An experimental vaccine for shingles—a painful nerve and skin infection—cut the number of shingles cases in half in one of the largest clinical trials of an adult vaccine ever. The vaccine also dramatically reduced the severity and complications in people who got the disease.
Shingles, also known as herpes zoster, is caused by the same virus that causes chickenpox. Once chickenpox infection runs its course, some of the virus lingers in sensory nerve cells, usually near the spinal cord, where the virus stays dormant for years. As immunity weakens with advancing age, the virus can reactivate, multiply and damage the nerve cells to cause pain. It then migrates to the skin, where it causes pain, itching or tingling before turning into a painful blistering rash that can take two to four weeks to heal. A serious complication of shingles is postherpetic neuralgia (PHN)—a form of chronic nerve pain that lasts for 3 months or longer. Nearly one-third of older people with shingles experience PHN.

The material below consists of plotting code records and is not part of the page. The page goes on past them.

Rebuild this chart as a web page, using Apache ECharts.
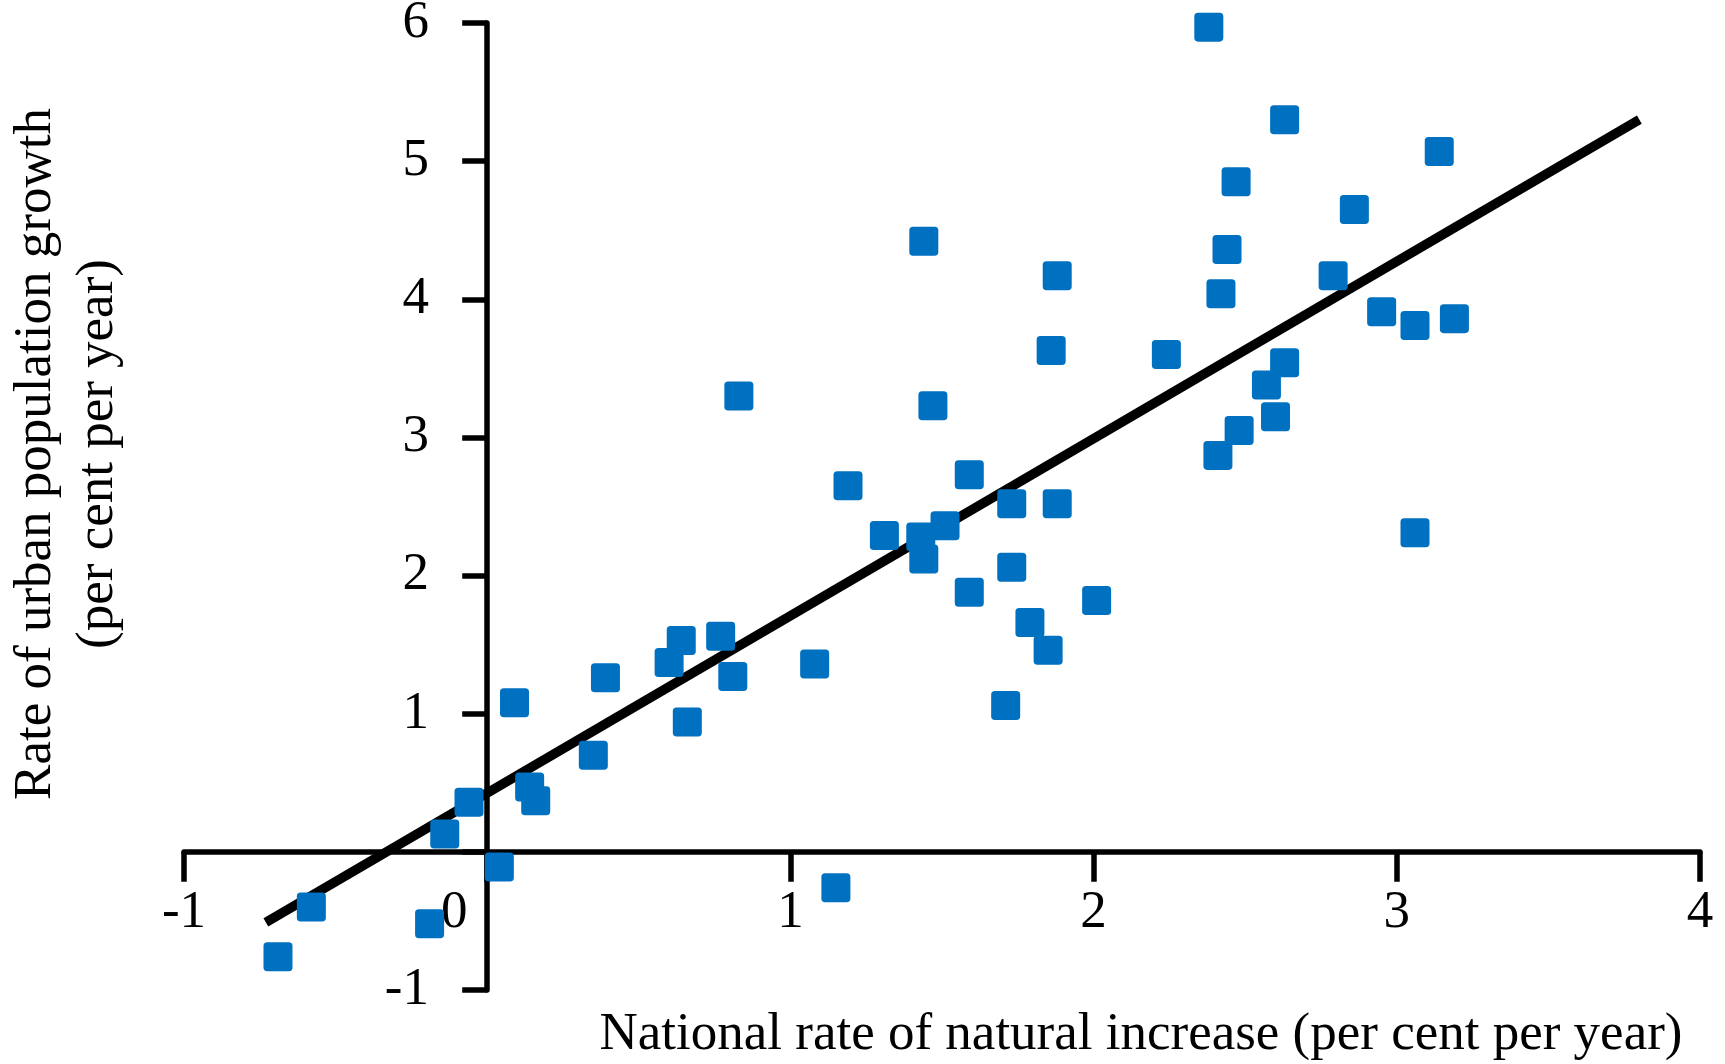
<!DOCTYPE html>
<html>
<head>
<meta charset="utf-8">
<script src="https://cdn.jsdelivr.net/npm/echarts@6/dist/echarts.min.js"></script>
<style>
  html, body { margin: 0; padding: 0; background: #fff; }
  #chart { width: 1725px; height: 1064px; }
</style>
</head>
<body>
<div id="chart"></div>
<script>
// national rate of natural increase (x) and urban growth (y), one entry per country
const natIncrease = [-0.69, -0.58, -0.19, -0.14, -0.06, 0.04, 0.09, 0.14, 0.16, 0.35,
  0.39, 0.60, 0.64, 0.66, 0.77, 0.81, 0.83, 1.08, 1.15, 1.19,
  1.31, 1.44, 1.43, 1.44, 1.47, 1.51, 1.59, 1.59, 1.71, 1.73,
  1.73, 1.79, 1.85, 1.86, 1.88, 1.88, 2.01, 2.24, 2.38, 2.41,
  2.42, 2.44, 2.47, 2.48, 2.57, 2.60, 2.63, 2.63, 2.79, 2.86,
  2.95, 3.06, 3.06, 3.14, 3.19];
const urbanGrowth = [-0.76, -0.40, -0.52, 0.13, 0.36, -0.11, 1.08, 0.47, 0.37, 0.70,
  1.26, 1.37, 1.53, 0.94, 1.56, 1.27, 3.30, 1.36, -0.26, 2.65,
  2.29, 4.42, 2.28, 2.12, 3.23, 2.36, 2.73, 1.88, 1.06, 2.52,
  2.06, 1.66, 1.46, 3.63, 4.17, 2.52, 1.82, 3.60, 5.97, 2.87,
  4.04, 4.36, 4.85, 3.05, 3.38, 3.15, 3.54, 5.30, 4.17, 4.65,
  3.91, 3.81, 2.31, 5.07, 3.86];

// fitted line end points
const trendX = [-0.73, 3.80];
const trendY = [-0.51, 5.30];

const xTitle = "National rate of natural increase (per cent per year)";
const yTitle = "Rate of urban population growth\n(per cent per year)";

const font = "'Liberation Serif', 'Times New Roman', serif";
const fontSize = 53;

let myChart = echarts.init(document.getElementById("chart"));

// labels are laid out from the grid edge, so pull them in to the crossing axes
let option = {
  backgroundColor: "#fff",
  animation: false,
  grid: {
    left: 184,
    right: 25,
    top: 23,
    bottom: 74,
    containLabel: false,
    outerBoundsMode: "none",
  },
  xAxis: {
    type: "value",
    min: -1,
    max: 4,
    interval: 1,
    splitLine: { show: false },
    axisLine: { onZero: true, lineStyle: { color: "#000", width: 5.5 } },
    axisTick: { show: true, length: 30, lineStyle: { color: "#000", width: 5.5 } },
    axisLabel: {
      margin: -103,
      color: "#000",
      fontFamily: font,
      fontSize: fontSize,
      formatter: (v) => (v === 0 ? "{z|0}" : String(v)),
      rich: {
        z: { fontFamily: font, fontSize: fontSize, color: "#000", padding: [0, 66, 0, 0] },
      },
    },
  },
  yAxis: {
    type: "value",
    min: -1,
    max: 6,
    interval: 1,
    splitLine: { show: false },
    axisLine: { onZero: true, lineStyle: { color: "#000", width: 5.5 } },
    axisTick: { show: true, length: 25, lineStyle: { color: "#000", width: 5.5 } },
    axisLabel: {
      margin: -245,
      color: "#000",
      fontFamily: font,
      fontSize: fontSize,
      padding: [8, 0, 0, 0],
      formatter: (v) => (v === 0 ? "" : String(v)),
    },
  },
  graphic: [
    {
      type: "text",
      x: 67,
      y: 454,
      rotation: Math.PI / 2,
      style: {
        text: yTitle,
        fontFamily: font,
        fontSize: fontSize,
        lineHeight: 62,
        fill: "#000",
        align: "center",
        verticalAlign: "middle",
      },
    },
    {
      type: "text",
      x: 1141,
      y: 1035,
      style: {
        text: xTitle,
        fontFamily: font,
        fontSize: fontSize,
        fill: "#000",
        align: "center",
        verticalAlign: "middle",
      },
    },
  ],
  series: [
    {
      type: "line",
      data: trendX.map((x, i) => [x, trendY[i]]),
      symbol: "none",
      z: 2,
      lineStyle: { color: "#000", width: 9.5, cap: "butt" },
    },
    {
      type: "scatter",
      data: natIncrease.map((x, i) => [x, urbanGrowth[i]]),
      symbol: "path://M1.3,0 H8.7 Q10,0 10,1.3 V8.7 Q10,10 8.7,10 H1.3 Q0,10 0,8.7 V1.3 Q0,0 1.3,0 Z",
      symbolSize: 29,
      z: 3,
      itemStyle: { color: "#0070c0", opacity: 1 },
    },
  ],
};
myChart.setOption(option);
</script>
</body>
</html>
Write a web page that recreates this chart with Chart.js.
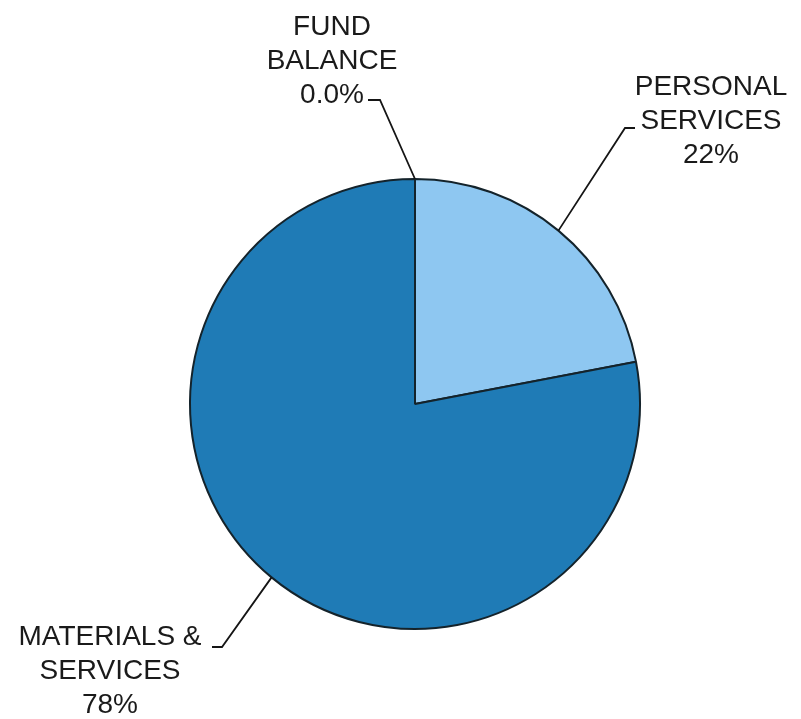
<!DOCTYPE html>
<html>
<head>
<meta charset="utf-8">
<script src="https://cdn.jsdelivr.net/npm/chart.js@4"></script>
<style>
  html, body { margin: 0; padding: 0; background: #fff; }
  #wrap { width: 801px; height: 719px; }
</style>
</head>
<body>
<div id="wrap"><canvas id="budgetPie" width="801" height="719"></canvas></div>
<script>
// Budget split, percent of total
const categories = ['PERSONAL\nSERVICES', 'MATERIALS &\nSERVICES', 'FUND\nBALANCE'];
const shares = [22, 78, 0];
const shareLabels = ['22%', '78%', '0.0%'];
const sliceColors = ['#8ec7f1', '#1f7bb6', '#2a5f8a'];

// Callout layout: elbow of the leader line, tail length, text centre and first baseline
const callouts = [
    { elbow: [625, 128], tail: 10, textX: 711, textY: 95 },
    { elbow: [222, 647], tail: -10, textX: 110, textY: 645 },
    { elbow: [380, 100], tail: -12, textX: 332, textY: 35 }
];

const calloutPlugin = {
    id: 'callouts',
    afterDatasetsDraw(chart) {
        const ctx = chart.ctx;
        const arcs = chart.getDatasetMeta(0).data;
        ctx.save();
        ctx.strokeStyle = '#151515';
        ctx.lineWidth = 1.8;
        ctx.fillStyle = '#1a1a1a';
        ctx.font = '28px "Liberation Sans", Arial, sans-serif';
        ctx.textAlign = 'center';
        ctx.textBaseline = 'alphabetic';

        arcs.forEach((arc, i) => {
            const { x, y, startAngle, endAngle, outerRadius } = arc.getProps(
                ['x', 'y', 'startAngle', 'endAngle', 'outerRadius'], true);
            const mid = (startAngle + endAngle) / 2;
            const ax = x + Math.cos(mid) * outerRadius;
            const ay = y + Math.sin(mid) * outerRadius;
            const c = callouts[i];

            ctx.beginPath();
            ctx.moveTo(ax, ay);
            ctx.lineTo(c.elbow[0], c.elbow[1]);
            ctx.lineTo(c.elbow[0] + c.tail, c.elbow[1]);
            ctx.stroke();

            const lines = categories[i].split('\n').concat(shareLabels[i]);
            lines.forEach((t, k) => ctx.fillText(t, c.textX, c.textY + k * 34));
        });
        ctx.restore();
    }
};

new Chart(document.getElementById('budgetPie'), {
    type: 'pie',
    data: {
        labels: categories,
        datasets: [{
            data: shares,
            backgroundColor: sliceColors,
            borderColor: '#14232b',
            borderWidth: 2
        }]
    },
    options: {
        responsive: false,
        animation: false,
        layout: { padding: { left: 189, top: 178, right: 160, bottom: 89 } },
        plugins: {
            legend: { display: false },
            tooltip: { enabled: false }
        }
    },
    plugins: [calloutPlugin]
});
</script>
</body>
</html>
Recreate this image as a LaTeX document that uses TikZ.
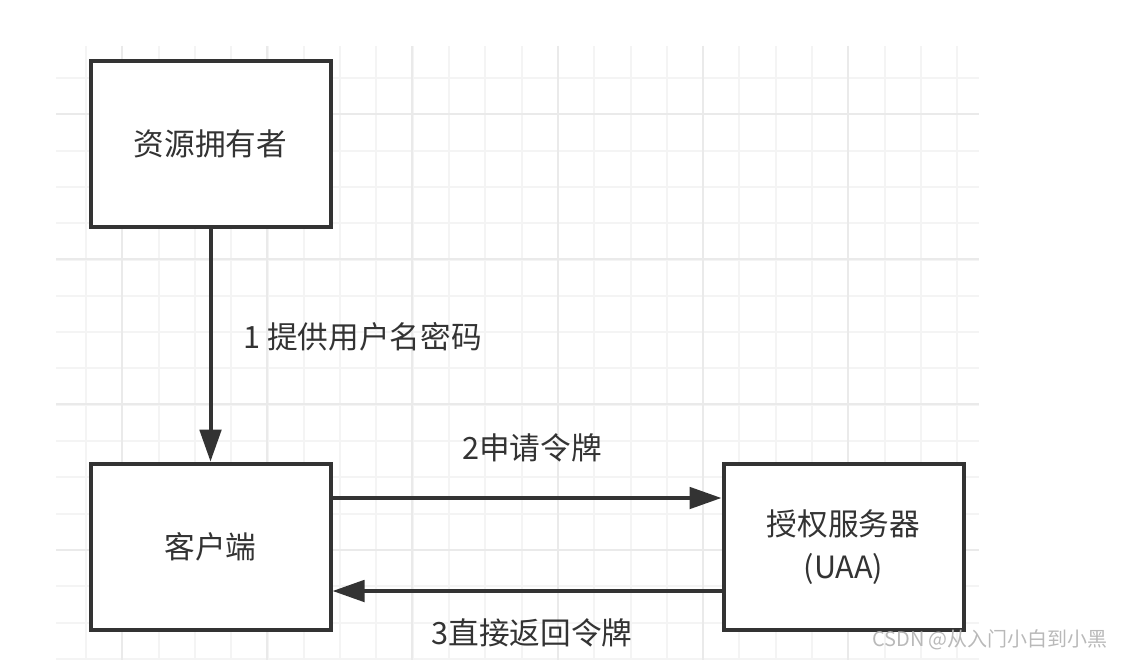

The study, which was led by the Department of Veterans Affairs and carried out in collaboration with NIH’s National Institute of Allergy and Infectious Diseases and Merck & Co., Inc., involved more than 38,500 men and women age 60 or older. The vaccine used in the study is a new, more potent version of the vaccine that has been used to prevent chickenpox in children since 1995. Half of the participants received a single injection of the vaccine (a live, weakened form of the virus) and the other received a placebo vaccine.
During an average of more than three years of follow-up, the vaccine reduced the incidence of shingles by 51 percent; 642 cases of shingles occurred among those in the placebo group compared with only 315 in the vaccinated group. In addition, the pain and discomfort in those who got shingles was 61 percent lower in those who had gotten the vaccine. The vaccine also reduced the incidence of PHN by two-thirds compared with placebo.
This is the first time that a vaccine has proven effective against shingles. Merck has already submitted a license application to the Food and Drug Administration for the vaccine. The research team estimates the vaccine could potentially prevent 250,000 cases of shingles in the U.S. each year and significantly reduce the severity in another 250,000.